Le baron maudit le Gazon
Le Waux-Hall de Bruxelles sera bientôt orphelin : son célèbre occupant et « conservateur » menace de plier bagages.Eric d’Huart demande la résiliation de son bail
Pas que j’aie quelque chose contre la musique électronique. Au contraire : je suis un fana. J’ai passé des nuits entières à danser comme une toupie, au Fuse ou ailleurs. Mais maintenant, j’ai cinquante ans et la nuit, je dors. Enfin, j’aimerais… » Car une cohorte de bruits incongrus n’ont de cesse de troubler le sommeil du seul habitant du parc de Bruxelles.
« Certains sont sympathiques, d’autres inévitables, détaille Eric d’Huart. Et puis, nous sommes en 2007 : toute attitude d’arrière-garde serait stérile. » Mais les soirées « Gazon », c’est le bruit de trop. Au point de mettre à mal le pacte passé entre le truculent baron et « son » Waux-Hall.
« Le terme désigne un bâtiment d’agrément dans un parc public », précise le maître des lieux. Sauf que la construction de ce théâtre en plein air, lancée en 1913, s’arrête net un an plus tard, seuls les murs sortant de terre. En 1984, curiosité et hasard s’entendent et créent la rencontre. « Le reste est du ressort sentimental et pourrait se comparer à une visite au chenil. C’est l’animal qui vient à vous, pas l’inverse. »

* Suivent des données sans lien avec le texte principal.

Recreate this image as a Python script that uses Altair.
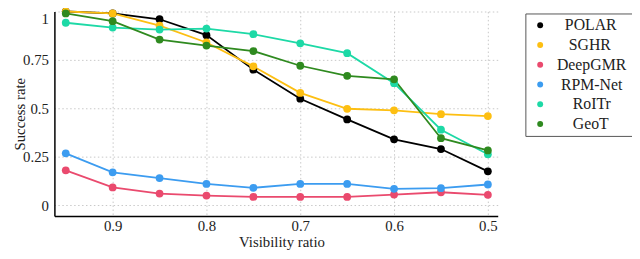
import altair as alt
import pandas as pd

visibility = [0.95, 0.9, 0.85, 0.8, 0.75, 0.7, 0.65, 0.6, 0.55, 0.5]
methods = ["POLAR", "SGHR", "DeepGMR", "RPM-Net", "RoITr", "GeoT"]
colors = ["#000000", "#FDBF12", "#EA4A6E", "#3C9CF0", "#1DD9A6", "#2F8A1F"]

polar = [1.0, 0.99, 0.96, 0.878, 0.70, 0.55, 0.443, 0.34, 0.29, 0.175]
sghr = [1.0, 0.99, 0.927, 0.84, 0.717, 0.58, 0.498, 0.49, 0.47, 0.46]
deepgmr = [0.18, 0.092, 0.06, 0.05, 0.043, 0.043, 0.043, 0.055, 0.067, 0.054]
rpmnet = [0.268, 0.17, 0.14, 0.11, 0.09, 0.11, 0.11, 0.085, 0.088, 0.107]
roitr = [0.942, 0.917, 0.907, 0.912, 0.883, 0.836, 0.785, 0.63, 0.39, 0.263]
geot = [0.99, 0.95, 0.855, 0.824, 0.796, 0.72, 0.668, 0.65, 0.346, 0.283]

x_ticks = [0.9, 0.8, 0.7, 0.6, 0.5]
y_ticks = [0, 0.25, 0.5, 0.75, 1]

series = [polar, sghr, deepgmr, rpmnet, roitr, geot]
rows = []
for m, vals in zip(methods, series):
    for xv, yv in zip(visibility, vals):
        rows.append({"method": m, "visibility": xv, "success": yv})
df = pd.DataFrame(rows)

FONT = "Liberation Serif"
TXT = "#222222"

# centre the legend labels (as in the reference) with no-break spaces;
# zero-width spaces keep Vega's trim() from removing them
NBSP = "\u00a0"
ZW = "\u200b"
lead_pad = [2, 3, 0, 1, 4, 4]
trail_pad = [2, 2, 0, 2, 2, 2]
expr = "datum.label"
for m, a, b in zip(reversed(methods), reversed(lead_pad), reversed(trail_pad)):
    txt = ZW + NBSP * a + m + NBSP * b + ZW
    expr = f"datum.label == '{m}' ? '{txt}' : ({expr})"

color = alt.Color(
    "method:N",
    scale=alt.Scale(domain=methods, range=colors),
    sort=methods,
    legend=alt.Legend(
        title=None,
        orient="none",
        legendX=477,
        legendY=2,
        symbolType="circle",
        symbolSize=36,
        symbolStrokeWidth=0,
        symbolOffset=3,
        labelFont=FONT,
        labelFontSize=16,
        labelColor=TXT,
        labelAlign="left",
        labelOffset=9,
        labelExpr=expr,
        rowPadding=4.0,
        padding=4,
        strokeColor="#555555",
        fillColor="white",
        cornerRadius=0,
    ),
)

x = alt.X(
    "visibility:Q",
    scale=alt.Scale(domain=[0.4895, 0.9621], reverse=True, nice=False, zero=False),
    axis=alt.Axis(
        values=x_ticks,
        format=".1f",
        title="Visibility ratio",
        titleX=230,
        titleY=31,
        titleAlign="center",
        titleBaseline="alphabetic",
        labelPadding=3,
        labelFont=FONT,
        labelFontSize=15,
        labelColor=TXT,
        titleFont=FONT,
        titleFontSize=15,
        titleFontWeight="normal",
        titleColor=TXT,
    ),
)
y = alt.Y(
    "success:Q",
    scale=alt.Scale(domain=[-0.055, 1.0], nice=False, zero=False),
    axis=alt.Axis(
        values=y_ticks,
        labelExpr="'' + datum.value",
        labelFlush=True,
        title="Success rate",
        titleX=-30,
        titleAngle=270,
        titleAlign="center",
        titleBaseline="alphabetic",
        labelPadding=6,
        labelFont=FONT,
        labelFontSize=15,
        labelColor=TXT,
        titleFont=FONT,
        titleFontSize=15,
        titleFontWeight="normal",
        titleColor=TXT,
    ),
)

lines = alt.Chart(df).mark_line(strokeWidth=1.8).encode(x=x, y=y, color=color, detail="method:N")
points = alt.Chart(df).mark_point(filled=True, size=62, opacity=1).encode(x=x, y=y, color=color)

chart = (
    alt.layer(lines, points)
    .properties(
        width=449,
        height=207,
        autosize=alt.AutoSizeParams(type="none"),
        padding={"left": 47, "top": 2, "right": 136, "bottom": 34},
    )
    .configure_view(stroke=None)
    .configure_axis(
        domainColor="#000000",
        domainWidth=1.5,
        ticks=False,
        grid=True,
        gridColor="#c8c8c8",
        gridDash=[1.5, 2.5],
        gridWidth=1,
    )
)

chart.save("out.html", embed_options={"renderer": "svg", "actions": False})
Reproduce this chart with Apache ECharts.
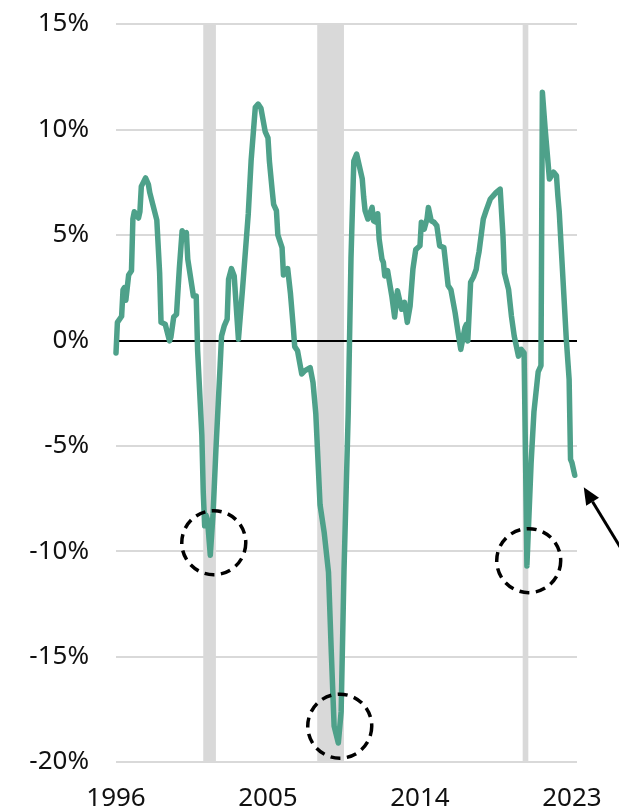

La Ville de Bruxelles n’est pas longue à convaincre : le baron décroche un bail de 30 ans, renouvelable pour 18 autres. En échange, il prend à sa charge la rénovation de la bâtisse. « Le bail prévoyait un investissement de 12,5 millions de francs belges. En réalité, j’y ai mis le double, rien que pour le gros œuvre. Le Waux-Hall était une ruine, une coquille vide infiltrée par l’eau et transformée en nursery pour la mérule. »
En 1988, le baron quitte son appartement de la Grand-Place. « Habiter derrière ces façades glamour ne brillait que sur carte de visite. C’était intenable. » Dans un premier temps, la cohabitation est rustique. Vaisselle dans la baignoire et échelles branlantes en guise d’escaliers. Mais ils s’apprivoisent. Moulures, girandoles en provenance de Murano, tapisseries, toiles et autres damas de soie, avec le baron à la décoration, le chancre se mue en château. « A certains moments, vivre ici est exquis, enchanteur, d’une qualité surnaturelle. »
Mais il y a un « mais ». « Avec la pollution, les nuisances sonores sont le fléau de notre temps. » Le baron est cerné. Chantiers, toilettes mobiles devant sa porte, joueurs de djembé de tous poils, passe encore. « C’est devenu insupportable quand les grilles du parc sont restées ouvertes la nuit. Henri Simons, alors échevin, a justifié cela par un argument d’anthologie. Il voulait, je cite, “faire du parc une plateforme d’expression libre pour les pluricultures multiethniques”. Moi j’ai surtout décodé ça comme un fameux boxon. En effet, j’ai dégusté. » Le baron reste pourtant philosophe. « Un excellent proverbe bruxellois dit : “On peut exagérer, mais il ne faut pas abuser”. » Jusqu’à l’avènement des nuits « Gazon ». Qui ont visiblement abusé. « C’est le bruit poussé à son paroxysme. Le lendemain, la nature elle-même est groggy. »
Le baron s’insurge, puis se fait à l’idée : il va déménager. Mais la Ville se met à rechigner à accueillir les soirées électroniques dans son parc classé. « On m’a vigoureusement affirmé c’était terminé », se souvient Eric d’Huart. D’où sa fureur en apprenant la soirée du 11 août. « J’ai écrit une lettre demandant résiliation de mon bail. Aux torts de la Ville. Ces soirées ont été organisées sans l’aval des Monuments et Sites et ne respectent pas le règlement du parc, qui interdit les activités susceptibles de perturber la quiétude des lieux. Il s’agit d’une rupture des conditions de paisible jouissance du bien loué. »
Mais après « une rencontre bienveillante » avec la Régie foncière ce jeudi, le baron reprend espoir. Un espoir douché par l’ultime rebondissement : le feu vert de la Ville pour un « Gazon » supplémentaire le 1 er septembre. « Cette fois, j’abdique devant ce coup de force. Je pars. »
Le parc de Bruxelles risque de perdre un de ses charmants secrets.